◆ Goal:
Extract, exactly, the lines from the line containing "Convert this diagram to TikZ code." to the line containing "(downstart) -- (downtip);", with both lines included and any pictures left out.

-*-*-

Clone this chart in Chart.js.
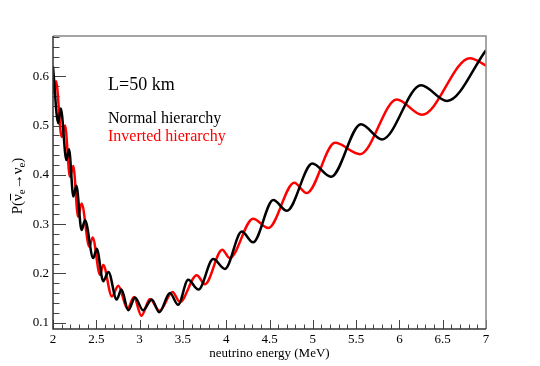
<!DOCTYPE html>
<html>
<head>
<meta charset="utf-8">
<script src="https://cdn.jsdelivr.net/npm/chart.js@4.4.0/dist/chart.umd.min.js"></script>
<style>
  html, body { margin: 0; padding: 0; background: #fff; }
</style>
</head>
<body>
<canvas id="probChart" width="540" height="366"></canvas>
<script>
// Reactor anti-neutrino survival probability at L = 50 km,
// values (extrema of the wiggles mostly).
const energyNormal = [2.00, 2.06, 2.09, 2.155, 2.185, 2.235, 2.27, 2.33, 2.37, 2.465,
  2.505, 2.58, 2.64, 2.735, 2.79, 2.87, 2.947, 3.04, 3.14, 3.227,
  3.35, 3.445, 3.56, 3.68, 3.85, 3.986, 4.18, 4.31, 4.544, 4.70,
  4.995, 5.21, 5.556, 5.80, 6.25, 6.55, 7.00];
const probNormal = [0.620, 0.505, 0.535, 0.430, 0.452, 0.356, 0.378, 0.288, 0.308, 0.231,
  0.250, 0.184, 0.203, 0.147, 0.167, 0.125, 0.151, 0.125, 0.147, 0.121,
  0.160, 0.136, 0.187, 0.167, 0.229, 0.209, 0.285, 0.263, 0.349, 0.327,
  0.423, 0.396, 0.503, 0.472, 0.582, 0.550, 0.653];

const energyInverted = [2.00, 2.035, 2.10, 2.139, 2.196, 2.234, 2.29, 2.33, 2.42, 2.458,
  2.543, 2.58, 2.68, 2.754, 2.86, 2.935, 3.02, 3.12, 3.23, 3.38,
  3.465, 3.66, 3.755, 3.955, 4.04, 4.31, 4.486, 4.786, 4.93, 5.256,
  5.545, 5.97, 6.26, 6.815, 7.00];
const probInverted = [0.565, 0.590, 0.477, 0.500, 0.396, 0.418, 0.315, 0.342, 0.254, 0.273,
  0.197, 0.217, 0.153, 0.175, 0.128, 0.152, 0.114, 0.148, 0.124, 0.162,
  0.142, 0.196, 0.178, 0.248, 0.231, 0.311, 0.292, 0.384, 0.363, 0.465,
  0.442, 0.553, 0.522, 0.637, 0.622];

const xTicks = [2, 2.5, 3, 3.5, 4, 4.5, 5, 5.5, 6, 6.5, 7];
const yTicks = [0.1, 0.2, 0.3, 0.4, 0.5, 0.6];

const serif = 'Liberation Serif';

function toPoints(xs, ys) {
  return xs.map((e, i) => ({ x: e, y: ys[i] }));
}

// ROOT-like frame: ticks pointing inwards, grey box, labels in the pad
const rootFrame = {
  id: 'rootFrame',
  beforeDatasetsDraw(chart) {
    const { ctx, chartArea: a, scales: { x, y } } = chart;
    ctx.save();
    ctx.strokeStyle = '#444';
    ctx.lineWidth = 1;
    for (let i = 0; i <= 50; i++) {
      const px = Math.round(x.getPixelForValue(2 + i * 0.1)) + 0.5;
      const len = i % 5 === 0 ? 9 : 4.5;
      ctx.beginPath();
      ctx.moveTo(px, a.bottom);
      ctx.lineTo(px, a.bottom - len);
      ctx.stroke();
    }
    for (let i = 0; ; i++) {
      const v = 0.1 + i * 0.02;
      if (v > y.max + 1e-9) break;
      const py = Math.round(y.getPixelForValue(v)) + 0.5;
      const len = i % 5 === 0 ? 13 : 6.5;
      ctx.beginPath();
      ctx.moveTo(a.left, py);
      ctx.lineTo(a.left + len, py);
      ctx.stroke();
    }
    ctx.restore();
  },
  afterDraw(chart) {
    const { ctx, chartArea: a } = chart;
    ctx.save();
    ctx.lineWidth = 1.5;
    ctx.strokeStyle = '#888';
    ctx.beginPath();
    ctx.moveTo(a.left, a.top);
    ctx.lineTo(a.right, a.top);
    ctx.lineTo(a.right, a.bottom);
    ctx.stroke();
    ctx.strokeStyle = '#333';
    ctx.beginPath();
    ctx.moveTo(a.left, a.top);
    ctx.lineTo(a.left, a.bottom);
    ctx.lineTo(a.right, a.bottom);
    ctx.stroke();

    // labels inside the pad
    ctx.textBaseline = 'middle';
    ctx.textAlign = 'left';
    ctx.fillStyle = '#000';
    ctx.font = '18px "' + serif + '"';
    ctx.fillText('L=50 km', 108, 85);
    ctx.font = '16px "' + serif + '"';
    ctx.fillText('Normal hierarchy', 108, 119);
    ctx.fillStyle = '#ff0000';
    ctx.fillText('Inverted hierarchy', 108, 137);

    // y title P(anti-nu_e -> nu_e), rotated
    ctx.fillStyle = '#000';
    ctx.translate(17, 186);
    ctx.rotate(-Math.PI / 2);
    ctx.textBaseline = 'alphabetic';
    const big = '15px "' + serif + '"';
    const small = '11px "' + serif + '"';
    const parts = [
      { t: 'P(', f: big, dy: 0 },
      { t: 'ν', f: big, dy: 0, bar: true },
      { t: 'e', f: small, dy: 3 },
      { t: '→', f: big, dy: 0 },
      { t: 'ν', f: big, dy: 0 },
      { t: 'e', f: small, dy: 3 },
      { t: ')', f: big, dy: 0 }
    ];
    let total = 0;
    parts.forEach(p => { ctx.font = p.f; p.w = ctx.measureText(p.t).width; total += p.w; });
    let cx = -total / 2;
    const base = 5;
    parts.forEach(p => {
      ctx.font = p.f;
      ctx.fillText(p.t, cx, base + p.dy);
      if (p.bar) {
        ctx.fillRect(cx + 0.5, base - 12, p.w, 1);
      }
      cx += p.w;
    });
    ctx.restore();
  }
};

document.addEventListener('DOMContentLoaded', function () {
  const ctx = document.getElementById('probChart').getContext('2d');
  new Chart(ctx, {
    type: 'line',
    data: {
      datasets: [
        {
          label: 'Normal hierarchy',
          data: toPoints(energyNormal, probNormal),
          borderColor: '#000000',
          borderWidth: 2.5,
          pointRadius: 0,
          cubicInterpolationMode: 'monotone',
          fill: false
        },
        {
          label: 'Inverted hierarchy',
          data: toPoints(energyInverted, probInverted),
          borderColor: '#ff0000',
          borderWidth: 2.5,
          pointRadius: 0,
          cubicInterpolationMode: 'monotone',
          fill: false
        }
      ]
    },
    options: {
      responsive: false,
      animation: false,
      layout: { padding: { left: 0, top: 36, right: 54, bottom: 0 } },
      scales: {
        x: {
          type: 'linear',
          min: 2,
          max: 7,
          afterFit(s) { s.height = 37; },
          afterBuildTicks(s) { s.ticks = xTicks.map(v => ({ value: v })); },
          grid: { display: false, drawTicks: false },
          border: { display: false },
          ticks: {
            color: '#000',
            padding: 3,
            maxRotation: 0,
            autoSkip: false,
            font: { family: serif, size: 13 },
            callback: v => String(v)
          },
          title: {
            display: true,
            text: 'neutrino energy (MeV)',
            color: '#000',
            font: { family: serif, size: 13 },
            padding: { top: 0, bottom: 5 }
          }
        },
        y: {
          type: 'linear',
          min: 0.087,
          max: 0.682,
          afterFit(s) { s.width = 53; },
          afterBuildTicks(s) { s.ticks = yTicks.map(v => ({ value: v })); },
          grid: { display: false, drawTicks: false },
          border: { display: false },
          ticks: {
            color: '#000',
            padding: 4,
            font: { family: serif, size: 13 },
            callback: v => v.toFixed(1)
          }
        }
      },
      plugins: {
        legend: { display: false },
        tooltip: { enabled: false }
      }
    },
    plugins: [rootFrame]
  });
});
</script>
</body>
</html>
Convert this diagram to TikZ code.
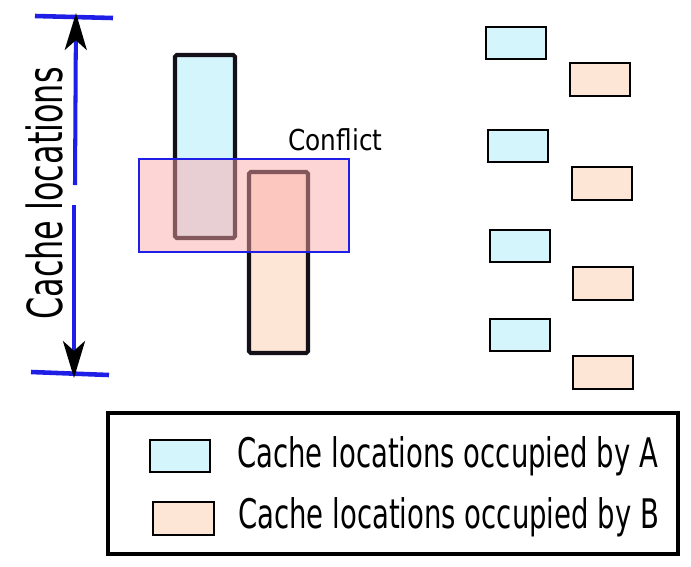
\documentclass[tikz,border=0pt]{standalone}
\usepackage{fontspec}
\usetikzlibrary{arrows.meta}
\newfontfamily\sidefont[FakeStretch=0.66]{DejaVu Sans}
\newfontfamily\keyfont[FakeStretch=0.675]{DejaVu Sans}
\newfontfamily\tagfont[FakeStretch=0.86]{DejaVu Sans}
\definecolor{fillA}{RGB}{213,245,253}
\definecolor{fillB}{RGB}{254,230,214}
\definecolor{tickblue}{RGB}{30,30,230}
\definecolor{edgedark}{RGB}{20,16,24}
\definecolor{clash}{RGB}{251,167,167}
\tikzset{
  tick/.style={line width=2.6pt, color=tickblue},
  span/.style={line width=2.3pt, color=tickblue, -{Stealth[length=21pt, width=12.5pt, inset=5.5pt, black]}},
  tallA/.style={line width=2.3pt, draw=edgedark, fill=fillA, rounded corners=1pt},
  tallB/.style={line width=2.3pt, draw=edgedark, fill=fillB, rounded corners=1pt},
  clashbox/.style={draw=tickblue, line width=0.6pt, fill=clash, fill opacity=0.48},
  cellA/.style={line width=1.1pt, draw=black, fill=fillA},
  cellB/.style={line width=1.1pt, draw=black, fill=fillB}
}
\begin{document}
\begin{tikzpicture}[x=0.02cm, y=-0.02cm]
			\useasboundingbox (0, 0) rectangle (691, 566);
			%%%%% START %%%%%
			
			\draw[tick] (35, 16) -- (113, 18);
			\draw[tick] (31, 372) -- (109, 375);
			
			\coordinate (upstart) at (75, 185);
			\coordinate (uptip) at (76, 13);
			\coordinate (downstart) at (74, 205);
			\coordinate (downtip) at (74, 378);
			\draw[span] (upstart) -- (uptip);
			\draw[span] (downstart) -- (downtip);
			
			\node[rotate=90, anchor=base, inner sep=0, font=\sidefont\fontsize{27.5pt}{30pt}\selectfont] (sidelabel) at (63, 193.5) {Cache locations};
			
			\draw[tallA] (175, 55) rectangle (235, 238);
			\draw[tallB] (249, 172) rectangle (308, 353);
			\draw[clashbox] (139, 159) rectangle (349, 252);
			
			\node[anchor=base west, inner sep=0, font=\tagfont\fontsize{16.4pt}{18pt}\selectfont] (clashlabel) at (288, 150) {Conflict};
			
			\foreach \xa/\ya/\xb/\yb in {486/27/570/63, 488/130/572/167, 490/230/573/267, 490/319/573/356}{
				\draw[cellA] (\xa, \ya) rectangle ++(60, 32);
				\draw[cellB] (\xb, \yb) rectangle ++(60, 33);
			}
			
			\draw[line width=2.8pt] (108, 413) rectangle (678, 554);
			\draw[cellA] (150, 440) rectangle (210, 472);
			\draw[cellB] (153, 502) rectangle (214, 535);
			\node[anchor=base west, inner sep=0, font=\keyfont\fontsize{23.2pt}{26pt}\selectfont] (keyA) at (237, 467) {Cache locations occupied by A};
			\node[anchor=base west, inner sep=0, font=\keyfont\fontsize{23.2pt}{26pt}\selectfont] (keyB) at (238, 528) {Cache locations occupied by B};
			
			%%%%% END %%%%%
\end{tikzpicture}
\end{document}
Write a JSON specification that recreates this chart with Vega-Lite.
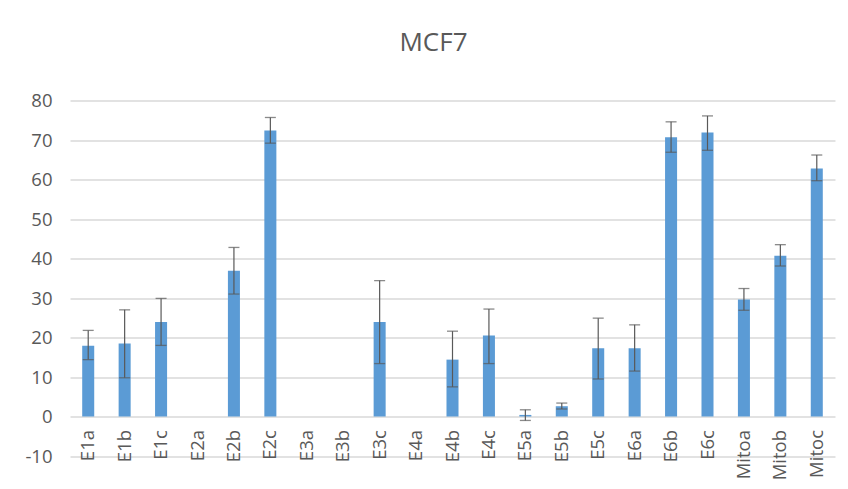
{
  "$schema": "https://vega.github.io/schema/vega-lite/v6.json",
  "autosize": {"type": "none"},
  "width": 765,
  "height": 355.5,
  "padding": {"left": 70, "top": 100.5, "right": 13, "bottom": 33},
  "background": "white",
  "title": {
    "text": "MCF7",
    "font": "Open Sans",
    "fontSize": 26,
    "fontWeight": "normal",
    "color": "#595959",
    "anchor": "middle",
    "dx": -19,
    "baseline": "alphabetic",
    "offset": 15
  },
  "config": {
    "view": {"stroke": null},
    "axis": {"labelFont": "Open Sans", "labelColor": "#595959", "labelFontSize": 18.5}
  },
  "data": {
    "values": [
      {"cat": "E1a", "value": 17.9, "lo": 14.4, "hi": 21.8},
      {"cat": "E1b", "value": 18.5, "lo": 9.8, "hi": 27.0},
      {"cat": "E1c", "value": 23.9, "lo": 18.0, "hi": 29.9},
      {"cat": "E2a", "value": null, "lo": null, "hi": null},
      {"cat": "E2b", "value": 36.9, "lo": 31.0, "hi": 42.8},
      {"cat": "E2c", "value": 72.4, "lo": 69.2, "hi": 75.7},
      {"cat": "E3a", "value": null, "lo": null, "hi": null},
      {"cat": "E3b", "value": null, "lo": null, "hi": null},
      {"cat": "E3c", "value": 23.9, "lo": 13.4, "hi": 34.4},
      {"cat": "E4a", "value": null, "lo": null, "hi": null},
      {"cat": "E4b", "value": 14.4, "lo": 7.5, "hi": 21.6},
      {"cat": "E4c", "value": 20.5, "lo": 13.4, "hi": 27.2},
      {"cat": "E5a", "value": 0.4, "lo": -1.0, "hi": 1.7},
      {"cat": "E5b", "value": 2.6, "lo": 1.9, "hi": 3.4},
      {"cat": "E5c", "value": 17.3, "lo": 9.5, "hi": 24.9},
      {"cat": "E6a", "value": 17.3, "lo": 11.5, "hi": 23.2},
      {"cat": "E6b", "value": 70.7, "lo": 66.9, "hi": 74.6},
      {"cat": "E6c", "value": 71.9, "lo": 67.4, "hi": 76.1},
      {"cat": "Mitoa", "value": 29.6, "lo": 26.9, "hi": 32.4},
      {"cat": "Mitob", "value": 40.7, "lo": 38.1, "hi": 43.5},
      {"cat": "Mitoc", "value": 62.8, "lo": 59.7, "hi": 66.2}
    ]
  },
  "encoding": {
    "x": {
      "field": "cat",
      "type": "nominal",
      "sort": null,
      "scale": {
        "domain": ["E1a","E1b","E1c","E2a","E2b","E2c","E3a","E3b","E3c","E4a","E4b","E4c","E5a","E5b","E5c","E6a","E6b","E6c","Mitoa","Mitob","Mitoc"],
        "paddingInner": 0.67,
        "paddingOuter": 0.335
      },
      "axis": {
        "title": null,
        "labelAngle": -90,
        "domain": false,
        "ticks": false,
        "grid": false,
        "offset": -39.5,
        "labelPadding": 13,
        "labelOverlap": false
      }
    }
  },
  "layer": [
    {
      "mark": {"type": "bar", "color": "#5B9BD5"},
      "encoding": {
        "y": {
          "field": "value",
          "type": "quantitative",
          "scale": {"domain": [-10, 80], "nice": false, "zero": false},
          "axis": {
            "title": null,
            "values": [-10, 0, 10, 20, 30, 40, 50, 60, 70, 80],
            "tickCount": 20,
            "labelExpr": "'' + datum.value",
            "domain": false,
            "ticks": false,
            "grid": true,
            "gridColor": "#D9D9D9",
            "gridWidth": 1.3,
            "labelPadding": 18,
            "labelOverlap": false,
            "labelFlush": false
          }
        },
        "y2": {"datum": 0}
      }
    },
    {
      "mark": {"type": "rule", "color": "#595959", "strokeWidth": 1.2},
      "encoding": {
        "y": {"field": "lo", "type": "quantitative"},
        "y2": {"field": "hi"}
      }
    },
    {
      "mark": {"type": "tick", "color": "#595959", "thickness": 1.3, "size": 11},
      "encoding": {"y": {"field": "lo", "type": "quantitative"}}
    },
    {
      "mark": {"type": "tick", "color": "#595959", "thickness": 1.3, "size": 11},
      "encoding": {"y": {"field": "hi", "type": "quantitative"}}
    }
  ]
}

-*-*-

◆ Written solution:
Convert this diagram to TikZ code.
\documentclass[tikz,border=0pt]{standalone}
\usepackage{fontspec}
\usetikzlibrary{arrows.meta}
\newfontfamily\sidefont[FakeStretch=0.66]{DejaVu Sans}
\newfontfamily\keyfont[FakeStretch=0.675]{DejaVu Sans}
\newfontfamily\tagfont[FakeStretch=0.86]{DejaVu Sans}
\definecolor{fillA}{RGB}{213,245,253}
\definecolor{fillB}{RGB}{254,230,214}
\definecolor{tickblue}{RGB}{30,30,230}
\definecolor{edgedark}{RGB}{20,16,24}
\definecolor{clash}{RGB}{251,167,167}
\tikzset{
  tick/.style={line width=2.6pt, color=tickblue},
  span/.style={line width=2.3pt, color=tickblue, -{Stealth[length=21pt, width=12.5pt, inset=5.5pt, black]}},
  tallA/.style={line width=2.3pt, draw=edgedark, fill=fillA, rounded corners=1pt},
  tallB/.style={line width=2.3pt, draw=edgedark, fill=fillB, rounded corners=1pt},
  clashbox/.style={draw=tickblue, line width=0.6pt, fill=clash, fill opacity=0.48},
  cellA/.style={line width=1.1pt, draw=black, fill=fillA},
  cellB/.style={line width=1.1pt, draw=black, fill=fillB}
}
\begin{document}
\begin{tikzpicture}[x=0.02cm, y=-0.02cm]
			\useasboundingbox (0, 0) rectangle (691, 566);
			%%%%% START %%%%%
			
			\draw[tick] (35, 16) -- (113, 18);
			\draw[tick] (31, 372) -- (109, 375);
			
			\coordinate (upstart) at (75, 185);
			\coordinate (uptip) at (76, 13);
			\coordinate (downstart) at (74, 205);
			\coordinate (downtip) at (74, 378);
			\draw[span] (upstart) -- (uptip);
			\draw[span] (downstart) -- (downtip);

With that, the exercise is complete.